TREE GROWTH

Understanding how tree growth responds to climatic variables and other global change drivers is critical to understanding forest responses and feedbacks to climate change. We study tree growth using a combination of tree-ring records, dendrometer bands, automated dendrometers, and census data.

Recent highlights:

• Dow et al. 2022 Nature

• Anderson-Teixeira et al. 2021 Global Change Biology

• McGregor et al. 2020 New Phytologist

TREE MORTALITY

Understanding the drivers and consequences of tree mortality is critical to understanding forest responses and feedbacks to climate change. We have conducted detailed tree mortality surveys in the SCBI forest dynamic plot since 2014. Protocols, data and analysis for years 2014-2015 censuses are published in Gonzalez et al. 2016. Since 2016, we started to closely monitoring all Fraxinus species in order to capture dynamics of the emerald ash borer (EAB) infestation which has decimated populations of the species in the northeast United States.

The most recent surveys are available in our Github repository. We encourage and welcome inquiries about potential collaboration.

Recent highlights:

• Kim et al. in press MEE

• Anderson-Teixeira et al 2021 Ecosystems.

FOREST CARBON DYNAMICS

We have developed and maintain the Global Forest Carbon database (ForC), the largest and most comprehensive global database of forest carbon stocks and annual fluxes. This open-access database currently contains almost 40,000 records from >10,000 forest research plots spanning all forested biogeographic and climate zones. ForC is valuable for both basic research and for informing forest-based climate change mitigation efforts.

Recent highlights:

• Rozendaal et al. 2022, Environmental Research Letters

• Anderson-Teixeira et al. 2021, Environmental Research Letters

• Banbury Morgan et al. 2021, Global Change Biology

• Cook-Patton et al. 2020, Nature

• Goldstein et al. 2020, Nature Climate Change

HYDRAULIC TRAITS AND FOREST ECOSYSTEMS FUNCTION

Hydraulic traits of trees can predict photosynthetic productivity, water use, and drought response, thereby providing a mechanism to better understand ecosystem hydraulic function and productivity of diverse forest communities. In collaboration with Lawren Sack (UCLA) and others, we are measuring a broad suite of relatively easily measurable hydraulic traits across many species in diverse tropical forests of Panama and Malaysia and using the data to better understand the functioning of these ecosystems.

Forest, fire, and climate change

Climate change is impacting both the frequency and severity of forest fires and post-fire forest recovery patterns. The Klamath region of Oregon and California is one area of particular concern. There, high-biomass conifer forests are relatively resistant to fire—except under periods of drought. When these forests burn, they are replaced by a mix of shrubs and hardwoods that burns much more easily, and it takes at least a couple decades for conifers to re-establish and become relatively fire resistant. Anticipated increases in aridity in this region are likely to lead to more frequent and severe fires and reduced rates of conifer regeneration. This NSF-funded project evaluated the potential for critical shifts from forest to non-forest in the Klamath region and worked with US Forest Service partners to identify forest management strategies in the face of climate change. For more information, see the Klamath Project website.

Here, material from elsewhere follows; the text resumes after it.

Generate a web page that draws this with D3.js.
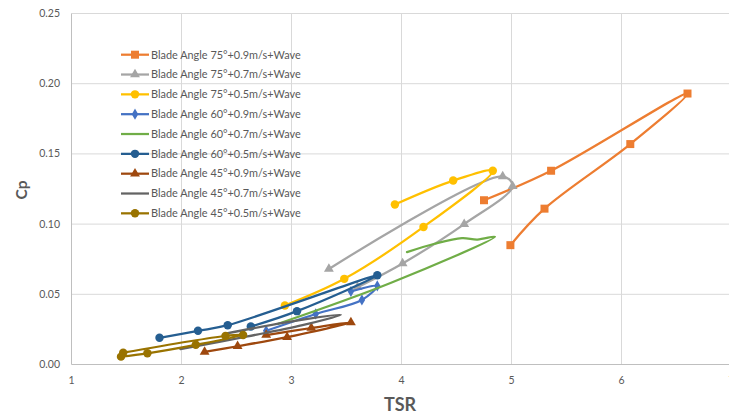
<!DOCTYPE html>
<html>
<head>
<meta charset="utf-8">
<script src="https://cdn.jsdelivr.net/npm/d3@7"></script>
<style>
  body { margin: 0; background: #fff; }
  svg { display: block; font-family: Lato, "Open Sans", sans-serif; }
</style>
</head>
<body>
<svg id="chart" width="729" height="416"></svg>
<script>
// series values (TSR, Cp), in drawing order
var s75_09_tsr = [4.75, 5.36, 6.60, 6.08, 5.30, 4.99];
var s75_09_cp  = [0.117, 0.138, 0.193, 0.157, 0.111, 0.085];
var s75_07_tsr = [3.34, 4.92, 5.01, 4.57, 4.01, 3.60];
var s75_07_cp  = [0.068, 0.134, 0.127, 0.100, 0.072, 0.055];
var s75_05_tsr = [3.94, 4.47, 4.83, 4.20, 3.48, 2.94];
var s75_05_cp  = [0.114, 0.131, 0.138, 0.098, 0.061, 0.042];
var s60_09_tsr = [2.77, 3.22, 3.64, 3.78, 3.54];
var s60_09_cp  = [0.024, 0.036, 0.046, 0.056, 0.052];
var s60_07_tsr = [4.05, 4.30, 4.55, 4.69, 4.85, 3.90, 2.88];
var s60_07_cp  = [0.080, 0.086, 0.090, 0.089, 0.091, 0.058, 0.029];
var s60_05_tsr = [1.80, 2.15, 2.42, 3.78, 3.05, 2.63];
var s60_05_cp  = [0.019, 0.024, 0.028, 0.0635, 0.038, 0.027];
var s45_09_tsr = [2.21, 2.51, 2.96, 3.54, 3.18, 2.77];
var s45_09_cp  = [0.009, 0.013, 0.0195, 0.030, 0.026, 0.021];
var s45_07_tsr = [1.99, 2.60, 3.10, 3.45, 2.95, 2.40];
var s45_07_cp  = [0.011, 0.020, 0.028, 0.0355, 0.030, 0.022];
var s45_05_tsr = [1.47, 2.40, 2.56, 2.13, 1.69, 1.45];
var s45_05_cp  = [0.0084, 0.0203, 0.021, 0.014, 0.008, 0.0056];

var seriesNames = [
  "Blade Angle 75°+0.9m/s+Wave", "Blade Angle 75°+0.7m/s+Wave", "Blade Angle 75°+0.5m/s+Wave",
  "Blade Angle 60°+0.9m/s+Wave", "Blade Angle 60°+0.7m/s+Wave", "Blade Angle 60°+0.5m/s+Wave",
  "Blade Angle 45°+0.9m/s+Wave", "Blade Angle 45°+0.7m/s+Wave", "Blade Angle 45°+0.5m/s+Wave"
];
var seriesColors = ["#ED7D31", "#A5A5A5", "#FFC000", "#4472C4", "#70AD47", "#255E91", "#9E480E", "#636363", "#997300"];
var seriesMarkers = ["square", "triangle", "circle", "diamond", "none", "circle", "triangle", "none", "circle"];
var xTicks = [1, 2, 3, 4, 5, 6, 7];
var yTicks = [0, 0.05, 0.10, 0.15, 0.20, 0.25];

var allTsr = [s75_09_tsr, s75_07_tsr, s75_05_tsr, s60_09_tsr, s60_07_tsr, s60_05_tsr, s45_09_tsr, s45_07_tsr, s45_05_tsr];
var allCp  = [s75_09_cp, s75_07_cp, s75_05_cp, s60_09_cp, s60_07_cp, s60_05_cp, s45_09_cp, s45_07_cp, s45_05_cp];

var series = seriesNames.map(function(name, i){
  return {
    name: name, color: seriesColors[i], marker: seriesMarkers[i],
    points: allTsr[i].map(function(t, j){ return {tsr: t, cp: allCp[i][j]}; })
  };
});

var svg = d3.select("#chart");
var x = d3.scaleLinear().domain([1, 7]).range([71.5, 731.5]);
var y = d3.scaleLinear().domain([0, 0.25]).range([364.5, 13.5]);

// grid
svg.append("g").selectAll("line.h")
  .data(yTicks.filter(function(d){ return d > 0; }))
  .enter().append("line")
  .attr("x1", x(1)).attr("x2", x(7))
  .attr("y1", function(d){ return y(d); }).attr("y2", function(d){ return y(d); })
  .attr("stroke", "#d9d9d9").attr("stroke-width", 1);

svg.append("g").selectAll("line.v")
  .data(xTicks)
  .enter().append("line")
  .attr("x1", function(d){ return x(d); }).attr("x2", function(d){ return x(d); })
  .attr("y1", y(0.25)).attr("y2", y(0))
  .attr("stroke", function(d){ return d == 1 ? "#bfbfbf" : "#d9d9d9"; }).attr("stroke-width", 1);

svg.append("line")
  .attr("x1", x(1)).attr("x2", x(7)).attr("y1", y(0)).attr("y2", y(0))
  .attr("stroke", "#bfbfbf").attr("stroke-width", 1);

// tick labels
svg.append("g").selectAll("text")
  .data(yTicks).enter().append("text")
  .attr("x", 60).attr("y", function(d){ return y(d) + 3.5; })
  .attr("text-anchor", "end").attr("font-size", "10.5px").attr("fill", "#595959")
  .text(d3.format(".2f"));

svg.append("g").selectAll("text")
  .data(xTicks).enter().append("text")
  .attr("x", function(d){ return x(d); }).attr("y", 384)
  .attr("text-anchor", "middle").attr("font-size", "10.5px").attr("fill", "#595959")
  .text(function(d){ return d; });

// axis titles
svg.append("text")
  .attr("x", 400).attr("y", 411).attr("text-anchor", "middle")
  .attr("font-size", "18px").attr("font-weight", "bold").attr("fill", "#595959")
  .text("TSR");
svg.append("text")
  .attr("transform", "translate(27,190) rotate(-90)").attr("text-anchor", "middle")
  .attr("font-size", "15.5px").attr("font-weight", "bold").attr("fill", "#595959")
  .text("Cp");

function markerPath(type){
  if(type == "square") return d3.symbol(d3.symbolSquare, 64)();
  if(type == "triangle") return d3.symbol(d3.symbolTriangle, 42)();
  if(type == "circle") return d3.symbol(d3.symbolCircle, 56)();
  if(type == "diamond") return d3.symbol(d3.symbolDiamond, 36)();
  return null;
}

var line = d3.line()
  .x(function(d){ return x(d.tsr); })
  .y(function(d){ return y(d.cp); })
  .curve(d3.curveCatmullRom.alpha(0.5));

var plot = svg.append("g");
series.forEach(function(s){
  var g = plot.append("g");
  g.append("path").datum(s.points)
    .attr("d", line).attr("fill", "none")
    .attr("stroke", s.color).attr("stroke-width", 2.25)
    .attr("stroke-linejoin", "round").attr("stroke-linecap", "round");
  if(s.marker != "none"){
    g.selectAll("path.m").data(s.points).enter().append("path")
      .attr("d", markerPath(s.marker))
      .attr("transform", function(d){ return "translate(" + x(d.tsr) + "," + y(d.cp) + ")"; })
      .attr("fill", s.color);
  }
});

// legend
var legend = svg.append("g").selectAll("g")
  .data(series).enter().append("g")
  .attr("transform", function(d, i){ return "translate(0," + (54.7 + i * 19.83) + ")"; });
legend.append("line")
  .attr("x1", 121).attr("x2", 149).attr("y1", 0).attr("y2", 0)
  .attr("stroke", function(d){ return d.color; }).attr("stroke-width", 2.25);
legend.filter(function(d){ return d.marker != "none"; }).append("path")
  .attr("d", function(d){ return markerPath(d.marker); })
  .attr("transform", "translate(135,0)")
  .attr("fill", function(d){ return d.color; });
legend.append("text")
  .attr("x", 151).attr("y", 3.8).attr("font-size", "10.9px").attr("fill", "#595959")
  .text(function(d){ return d.name; });
</script>
</body>
</html>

VALUING FORESTS FOR CLIMATE PROTECTION

The Earth's climate is strongly regulated by forests; clearing just 100 square feet of forest has roughly the same effect on climate as driving across the continental US. There is growing recognition of forest protection as an effective strategy for climate change mitigation, and designing effective climate mitigation policies requires accurate quantification of the climate services of terrestrial ecosystems. We are currently building an interactive online tool for calculating the climate regulation values of terrestrial ecosystems. It combines global maps of climatically significant ecosystem properties (e.g., biomass, soil carbon, net radiation, evapotranspiration) with Dr. Anderson-Teixeira's recently developed framework for quantifying the climate-regulating value of ecosystems to provide location-specific estimates of ecosystem climate regulation services.